The Move to 64-bit

Prior to the iPhone 5s launch, I heard a rumor that Apple would move to a 64-bit architecture with its A7 SoC. I initially discounted the rumor given the pain of moving to 64-bit from a validation standpoint and the upside not being worth it. Obviously, I was wrong.

In the PC world, most users are familiar with the 64-bit transition as something AMD started in the mid-2000s. The primary motivation back then was to enable greater memory addressability by moving from 32-bit addresses (2^32 or 4GB) to 64-bit addresses (2^64 or 16EB). Supporting up to 16 exabytes of memory from the get go seemed a little unnecessary, so AMD’s x86-64 ISA only uses 48-bits for unique memory addresses (256TB of memory). Along with the move from x86 to x86-64 came some small performance enhancements thanks to more available general purpose registers in 64-bit mode.

In the ARM world, the move to 64-bit is motivated primarily by the same factor: a desire for more memory. Remember that ARM and its partners have high hopes of eating into Intel’s high margin server business, and you really can’t play there without 64-bit support. ARM has already announced its first two 64-bit architectures: the Cortex A57 and Cortex A53. The ISA itself is referred to as ARMv8, a logical successor to the present day 32-bit ARMv7.

Unlike the 64-bit x86 transition, ARM’s move to 64-bit comes with a new ISA rather than an extension of the old one. The new instruction set is referred to as A64, while a largely backwards compatible 32-bit format is called A32. Both ISAs can be supported by a single microprocessor design, as ARMv8 features two architectural states: AArch32 and AArch64. Designs that implement both states can switch/interleave between the two states on exception boundaries. In other words, despite A64 being a new ISA you’ll still be able to run old code alongside it. As always, in order to support both you need an OS with support for A64. You can’t run A64 code on an A32 OS. It is also possible to do an A64/AArch64-only design, which is something some server players are considering where backwards compatibility isn’t such a big deal.

Cyclone is a full implementation of ARMv8 with both AArch32 and AArch64 states. Given Apple’s desire to maintain backwards compatibility with existing iOS apps and not unnecessarily fragment the ARM ecosystem, simply embracing ARMv8 makes a lot of sense.

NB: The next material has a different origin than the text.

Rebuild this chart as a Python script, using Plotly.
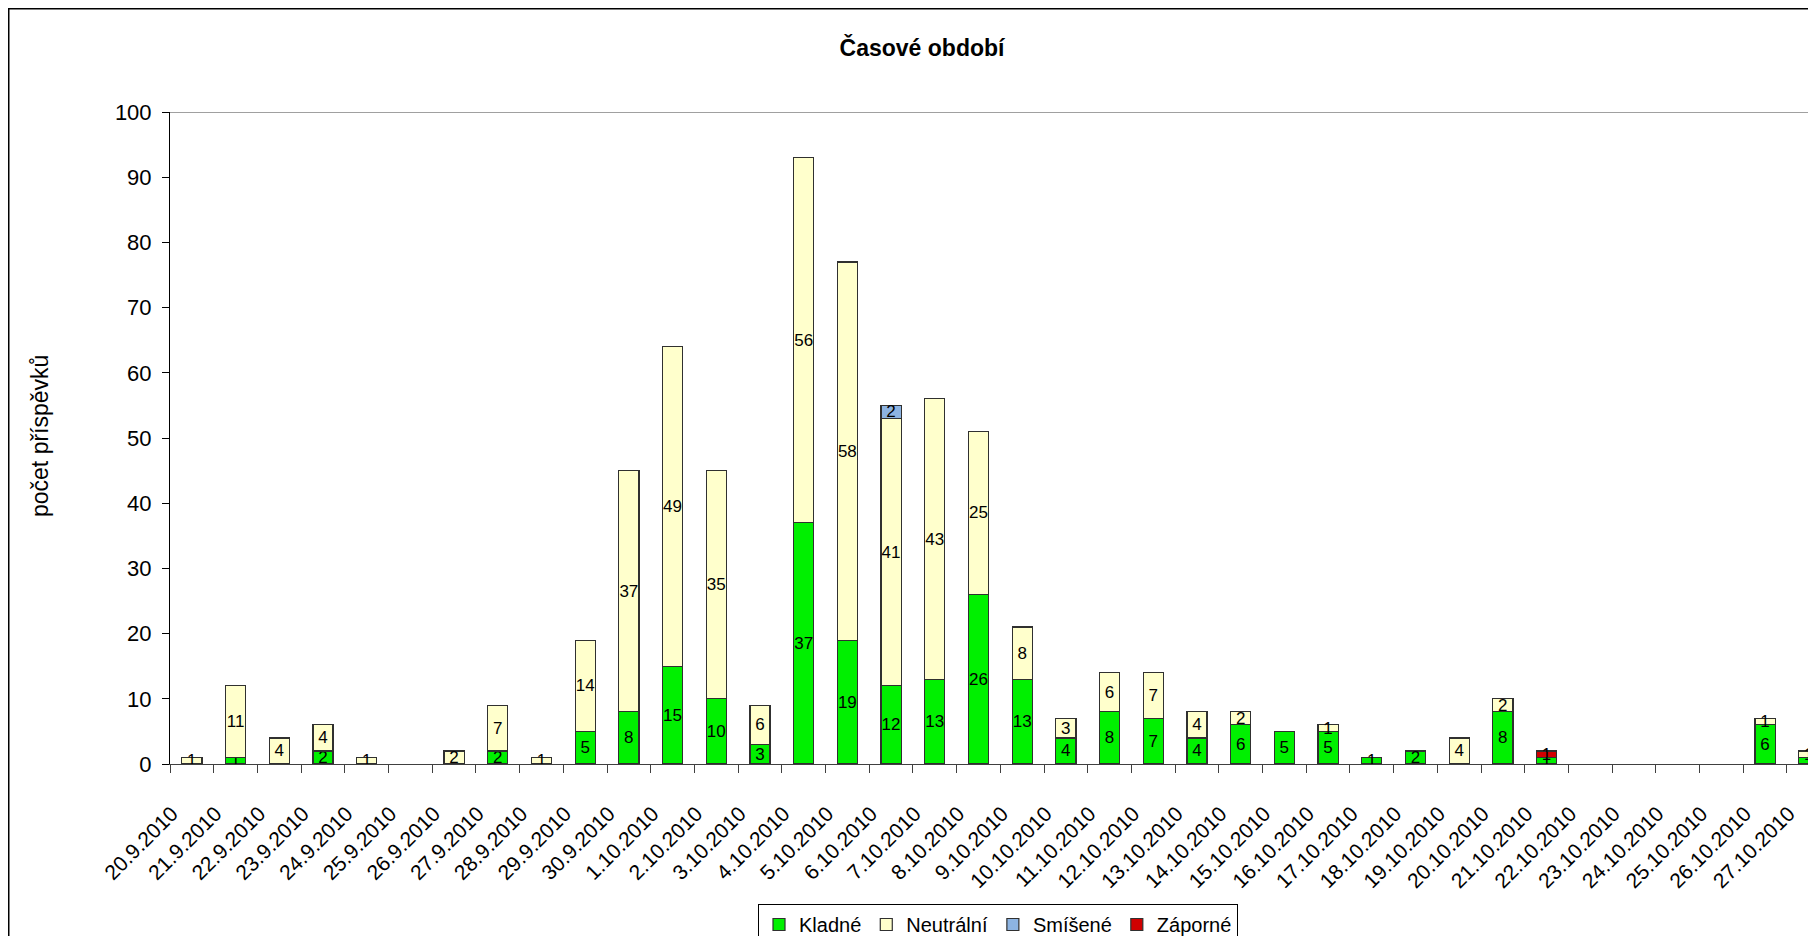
import plotly.graph_objects as go

categories = ["20.9.2010", "21.9.2010", "22.9.2010", "23.9.2010", "24.9.2010", "25.9.2010",
              "26.9.2010", "27.9.2010", "28.9.2010", "29.9.2010", "30.9.2010",
              "1.10.2010", "2.10.2010", "3.10.2010", "4.10.2010", "5.10.2010", "6.10.2010",
              "7.10.2010", "8.10.2010", "9.10.2010", "10.10.2010", "11.10.2010", "12.10.2010",
              "13.10.2010", "14.10.2010", "15.10.2010", "16.10.2010", "17.10.2010", "18.10.2010",
              "19.10.2010", "20.10.2010", "21.10.2010", "22.10.2010", "23.10.2010", "24.10.2010",
              "25.10.2010", "26.10.2010", "27.10.2010"]

kladne    = [0, 1, 0, 2, 0, 0, 0, 2, 0, 5, 8, 15, 10, 3, 37, 19, 12, 13, 26, 13, 4, 8, 7, 4, 6, 5, 5, 1, 2, 0, 8, 1, 0, 0, 0, 0, 6, 1]
neutralni = [1, 11, 4, 4, 1, 0, 2, 7, 1, 14, 37, 49, 35, 6, 56, 58, 41, 43, 25, 8, 3, 6, 7, 4, 2, 0, 1, 0, 0, 4, 2, 0, 0, 0, 0, 0, 1, 1]
smisene   = [0] * 16 + [2] + [0] * 21
zaporne   = [0] * 31 + [1] + [0] * 6

series = [
    ("Kladné", kladne, "#00F000"),
    ("Neutrální", neutralni, "#FFFFCC"),
    ("Smíšené", smisene, "#8DB4E2"),
    ("Záporné", zaporne, "#D00000"),
]

FONT = "Liberation Sans, Arial, sans-serif"

fig = go.Figure()
for name, vals, color in series:
    fig.add_trace(go.Bar(
        x=categories,
        y=[v if v else None for v in vals],
        name=name,
        marker=dict(color=color, line=dict(color="#303030", width=1.2)),
        text=[str(v) if v else "" for v in vals],
        textposition="inside",
        insidetextanchor="middle",
        textangle=0,
        constraintext="none",
        textfont=dict(family=FONT, size=17, color="black"),
        hoverinfo="skip",
    ))

# the page body adds an 8px offset, so the figure covers page 8..1816 x 8..936
W, H = 1808, 928
L, T = 162, 104
plot_bottom = 756
R = 0
B = H - plot_bottom
pw = W - L - R
ph = plot_bottom - T
step = 43.7

fig.update_layout(
    width=W, height=H, autosize=False,
    template="none",
    barmode="stack",
    bargap=0.54,
    paper_bgcolor="white",
    plot_bgcolor="white",
    margin=dict(l=L, r=R, t=T, b=B, pad=0, autoexpand=False),
    font=dict(family=FONT, size=20, color="black"),
    title=dict(text="<b>Časové období</b>", x=914 / W, xanchor="center",
               y=1 - 40 / H, yanchor="middle",
               font=dict(family=FONT, size=23, color="black")),
    showlegend=True,
    legend=dict(orientation="h", x=(990 - L) / pw, xanchor="center",
                y=(plot_bottom - 896) / ph, yanchor="top",
                bordercolor="black", borderwidth=1, bgcolor="white",
                font=dict(family=FONT, size=20, color="black"),
                traceorder="normal", itemwidth=30),
    xaxis=dict(
        type="category",
        automargin=False,
        range=[-0.5, pw / step - 0.5],
        showgrid=False, zeroline=False,
        showline=True, linecolor="#404040", linewidth=1,
        ticks="outside", tickson="boundaries", ticklen=8, tickcolor="#404040",
        tickangle=-45,
        tickfont=dict(family=FONT, size=21, color="black"),
        ticklabelshift=-20, ticklabelstandoff=28,
    ),
    yaxis=dict(
        automargin=False,
        range=[0, 100], dtick=10,
        showgrid=False, zeroline=False,
        showline=True, linecolor="black", linewidth=1,
        ticks="outside", ticklen=7, tickcolor="black",
        tickfont=dict(family=FONT, size=22, color="black"),
        ticklabelstandoff=6,
    ),
    shapes=[
        dict(type="line", xref="paper", yref="y", x0=0, x1=1, y0=100, y1=100,
             line=dict(color="#808080", width=1.5)),
        dict(type="rect", xref="paper", yref="paper",
             x0=(0.75 - L) / pw, x1=1.2, y0=-0.6, y1=(plot_bottom - 0.75) / ph,
             line=dict(color="black", width=1.5), fillcolor="rgba(0,0,0,0)"),
    ],
    annotations=[
        dict(text="počet příspěvků", xref="paper", yref="paper",
             x=(32 - L) / pw, y=(plot_bottom - 428) / ph, xanchor="center", yanchor="middle",
             textangle=-90, showarrow=False,
             font=dict(family=FONT, size=23, color="black")),
    ],
)

fig.write_html("out.html")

The motivation for Apple to go 64-bit isn’t necessarily one of needing more address space immediately. A look at Apple’s historical scaling of memory capacity tells us everything we need to know:

At best Apple doubled memory capacity between generations, and at worst it took two generations before doubling. The iPhone 5s ships with 1GB of LPDDR3, keeping memory capacity the same as the iPhone 5, iPad 3 and iPad 4. It’s pretty safe to assume that Apple will go to 2GB with the iPhone 6 (and perhaps iPad 5), and then either stay there for the 6s or double again to 4GB. The soonest Apple would need 64-bit from a memory addressability standpoint in an iOS device would be 2015, and the latest would be 2016. Moving to 64-bit now preempts Apple’s hardware needs by 2 full years.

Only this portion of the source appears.